Richard Hutten not only designs chairs, he also collects them. Since he graduated from the Design Academy in Eindhoven in 1990 he has been buying unusual chairs, or exchanging them with designer friends for his own designs. His collection now numbers more than a hundred items, from prototypes to the great design classics, from graduation projects to unique pieces. The Gemeentemuseum will be showing Hutten’s personal collection alongside chairs of his own design, like the Berlage chair based on a chair designed by architect H.P. Berlage.
Richard Hutten – Sit! will feature a hundred chairs ‘that matter’, according to this Dutch designer, whether because of their cutting-edge design or because the maker is someone who is dear to him. All the items in the exhibition are Hutten’s own work or are from his private collection, and date from the 1990s to the present day.
‘Experimenting and trying things out is all part of the game, with the ultimate goal of making that one chair that really matters.’
The exhibition reveals the universe of a designer and collector who has set out to find the ultimate chair. The knowledge that this effort is doomed to failure does not stop Hutten from continuing his search, and from experimenting and trying things out. Every design is a new adventure for him in which he approaches utilitarian objects as playful tools for daily life. ‘I want to make things that become parts of other peoples lives, and acquire their own story,’ he explains.

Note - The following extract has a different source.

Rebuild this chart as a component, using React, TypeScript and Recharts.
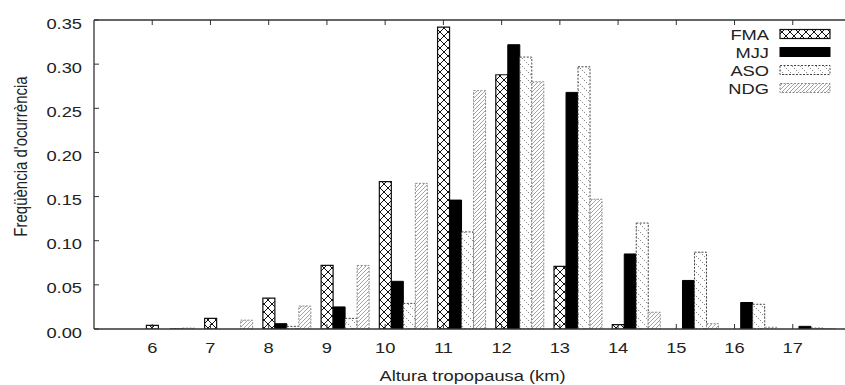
import React from 'react';
import { BarChart, Bar, XAxis, YAxis, ReferenceLine, Legend } from 'recharts';

// ---- data ----
const CATEGORIES = [6, 7, 8, 9, 10, 11, 12, 13, 14, 15, 16, 17];
const FMA = [0.004, 0.012, 0.035, 0.072, 0.167, 0.342, 0.288, 0.071, 0.005, 0, 0, 0];
const MJJ = [0, 0, 0.006, 0.025, 0.054, 0.146, 0.322, 0.268, 0.085, 0.055, 0.03, 0.003];
const ASO = [0.0005, 0, 0.003, 0.012, 0.029, 0.11, 0.308, 0.297, 0.12, 0.087, 0.028, 0.001];
const NDG = [0.001, 0.01, 0.026, 0.072, 0.165, 0.27, 0.28, 0.147, 0.019, 0.006, 0.002, 0.0005];
const Y_TICKS = [0, 0.05, 0.1, 0.15, 0.2, 0.25, 0.3, 0.35];
const SERIES_NAMES = ['FMA', 'MJJ', 'ASO', 'NDG'];
const X_LABEL = 'Altura tropopausa (km)';
const Y_LABEL = "Freqüència d'ocurrència";

const data = CATEGORIES.map((k, i) => ({ k, FMA: FMA[i], MJJ: MJJ[i], ASO: ASO[i], NDG: NDG[i] }));

// ---- layout / style ----
const CHART_W = 870;
const CHART_H = 385;
const PLOT_LEFT = 94;
const PLOT_TOP = 20;
const PLOT_BOTTOM = 329;
const PLOT_RIGHT = 851;
const UNIT = (PLOT_RIGHT - PLOT_LEFT) / 13;
const SX = 1.22;
const FONT = '"Liberation Sans", Arial, Helvetica, sans-serif';
const TEXT = '#222';
const AXIS = '#333';

const STYLES: Record<string, any> = {
  FMA: { fill: 'url(#pFMA)', stroke: '#111', strokeWidth: 1.2 },
  MJJ: { fill: '#000', stroke: '#000', strokeWidth: 1 },
  ASO: { fill: 'url(#pASO)', stroke: '#444', strokeWidth: 1, strokeDasharray: '2 1.5' },
  NDG: { fill: 'url(#pNDG)', stroke: '#888', strokeWidth: 1, strokeDasharray: '2 1.5' },
};

const XTick = (props: any) => {
  const { x, payload } = props;
  const tx = x - 0.3 * UNIT;
  return (
    <g>
      <line x1={tx} x2={tx} y1={PLOT_BOTTOM} y2={PLOT_BOTTOM - 5} stroke={AXIS} />
      <line x1={tx} x2={tx} y1={PLOT_TOP} y2={PLOT_TOP + 5} stroke={AXIS} />
      <text
        transform={`translate(${tx},${PLOT_BOTTOM + 24}) scale(${SX},1)`}
        textAnchor="middle"
        fontSize={15}
        fontFamily={FONT}
        fill={TEXT}
      >
        {payload.value}
      </text>
    </g>
  );
};

const YTick = (props: any) => {
  const { y, payload } = props;
  return (
    <g>
      <line x1={PLOT_LEFT} x2={PLOT_LEFT + 5} y1={y} y2={y} stroke={AXIS} />
      <text
        transform={`translate(${PLOT_LEFT - 12},${y + 8.5}) scale(${SX},1)`}
        textAnchor="end"
        fontSize={15}
        fontFamily={FONT}
        fill={TEXT}
      >
        {Number(payload.value).toFixed(2)}
      </text>
    </g>
  );
};

const XLabel = (props: any) => {
  const vb = props.viewBox || {};
  const cx = vb.x + vb.width / 2;
  return (
    <text
      transform={`translate(${cx},${PLOT_BOTTOM + 51.5}) scale(${SX},1)`}
      textAnchor="middle"
      fontSize={15}
      fontFamily={FONT}
      fill={TEXT}
    >
      {X_LABEL}
    </text>
  );
};

const YLabel = (props: any) => {
  const vb = props.viewBox || {};
  const cx = vb.x + 21;
  const cy = vb.y + vb.height / 2 - 18;
  return (
    <text
      transform={`translate(${cx},${cy}) rotate(-90) scale(1,${SX})`}
      textAnchor="middle"
      dominantBaseline="central"
      fontSize={15}
      fontFamily={FONT}
      fill={TEXT}
    >
      {Y_LABEL}
    </text>
  );
};

const LegendContent = () => (
  <svg width={150} height={90} style={{ display: 'block', overflow: 'visible' }}>
    {SERIES_NAMES.map((name, i) => {
      const cy = 14 + i * 18;
      const st = STYLES[name];
      return (
        <g key={name}>
          <text
            transform={`translate(79,${cy + 5.5}) scale(${SX},1)`}
            textAnchor="end"
            fontSize={15}
            fontFamily={FONT}
            fill={TEXT}
          >
            {name}
          </text>
          <rect x={90} y={cy - 4.5} width={50} height={9} {...st} />
        </g>
      );
    })}
  </svg>
);

export default function App() {
  return (
    <div
      style={{
        position: 'absolute',
        left: 0,
        top: 0,
        width: 845,
        height: 385,
        overflow: 'hidden',
        background: '#fff',
      }}
    >
      <BarChart
        width={CHART_W}
        height={CHART_H}
        data={data}
        margin={{ top: PLOT_TOP, right: CHART_W - PLOT_RIGHT, left: 0, bottom: 0 }}
        barCategoryGap="10%"
        barGap={0}
      >
        <defs>
          <pattern id="pFMA" patternUnits="userSpaceOnUse" width={8} height={8}>
            <rect width={8} height={8} fill="#fff" />
            <path d="M0,0 L8,8 M8,0 L0,8" stroke="#111" strokeWidth={1} />
          </pattern>
          <pattern id="pASO" patternUnits="userSpaceOnUse" width={8} height={8}>
            <rect width={8} height={8} fill="#fff" />
            <path d="M0,0 L8,8" stroke="#555" strokeWidth={1} strokeDasharray="1 1.8" />
          </pattern>
          <pattern id="pNDG" patternUnits="userSpaceOnUse" width={4} height={4}>
            <rect width={4} height={4} fill="#fff" />
            <path d="M0,4 L4,0 M-1,1 L1,-1 M3,5 L5,3" stroke="#999" strokeWidth={0.9} />
          </pattern>
        </defs>
        <XAxis
          dataKey="k"
          type="category"
          interval={0}
          height={CHART_H - PLOT_BOTTOM}
          padding={{ left: 0.8 * UNIT, right: 0.2 * UNIT }}
          tickLine={false}
          axisLine={{ stroke: AXIS, strokeWidth: 1.3 }}
          tick={<XTick />}
          label={<XLabel />}
        />
        <YAxis
          type="number"
          domain={[0, 0.35]}
          ticks={Y_TICKS}
          interval={0}
          allowDataOverflow
          width={PLOT_LEFT}
          tickLine={false}
          axisLine={{ stroke: AXIS, strokeWidth: 1.3 }}
          tick={<YTick />}
          label={<YLabel />}
        />
        <ReferenceLine y={0.35} stroke={AXIS} strokeWidth={1.3} />
        {SERIES_NAMES.map((name) => (
          <Bar key={name} dataKey={name} name={name} {...STYLES[name]} isAnimationActive={false} />
        ))}
        <Legend
          layout="vertical"
          align="center"
          verticalAlign="middle"
          content={<LegendContent />}
          wrapperStyle={{ position: 'absolute', left: 690, top: 20, width: 150, height: 90 }}
        />
      </BarChart>
    </div>
  );
}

Inspired by this idea, the exhibition focuses on the role chairs play in Hutten’s life and work, considering the bond that has grown between him and his collection. Irrespective of the material, the technique, the dimensions and the tradition of the designs, the objects on show all speak to Hutten’s fascinations, ambitions and preferences.
Richard Hutten (b. 1967) has been one of the Netherlands’ best-known designers for over a quarter of a century. He graduated from the Design Academy in Eindhoven in 1991. That same year he launched his design studio in Rotterdam, where he works on his furniture, product, interior and exhibition designs. After graduating he became involved in the recently established Droog Design, and was therefore one of the prime movers behind Dutch Design, which has enjoyed huge international success. Besides his work for Droog Design, he is also creative director at Gispen, and designs for leading furniture manufacturers like Moooi, Moroso and Kvadrat.
The chair has been a recurring source of fascination throughout Hutten’s career. 1992 saw his international breakthrough with his functional, no-nonsense Table Chair, the first object in the No Sign of Design series that has evolved into an icon of Dutch design. Later he designed a table bench in the form of a Latin cross (The Cross), the Bronto child’s chair, the Zuyder Zee chair and a series of Berlage chairs that he designed specially for the café at the Gemeentemuseum. The museum features other designs by Hutten, including the benches, shop displays and side tables in the Garden Gallery, and the chairs in museum restaurant Gember (at the GEM/Hague Museum of Photography building next door).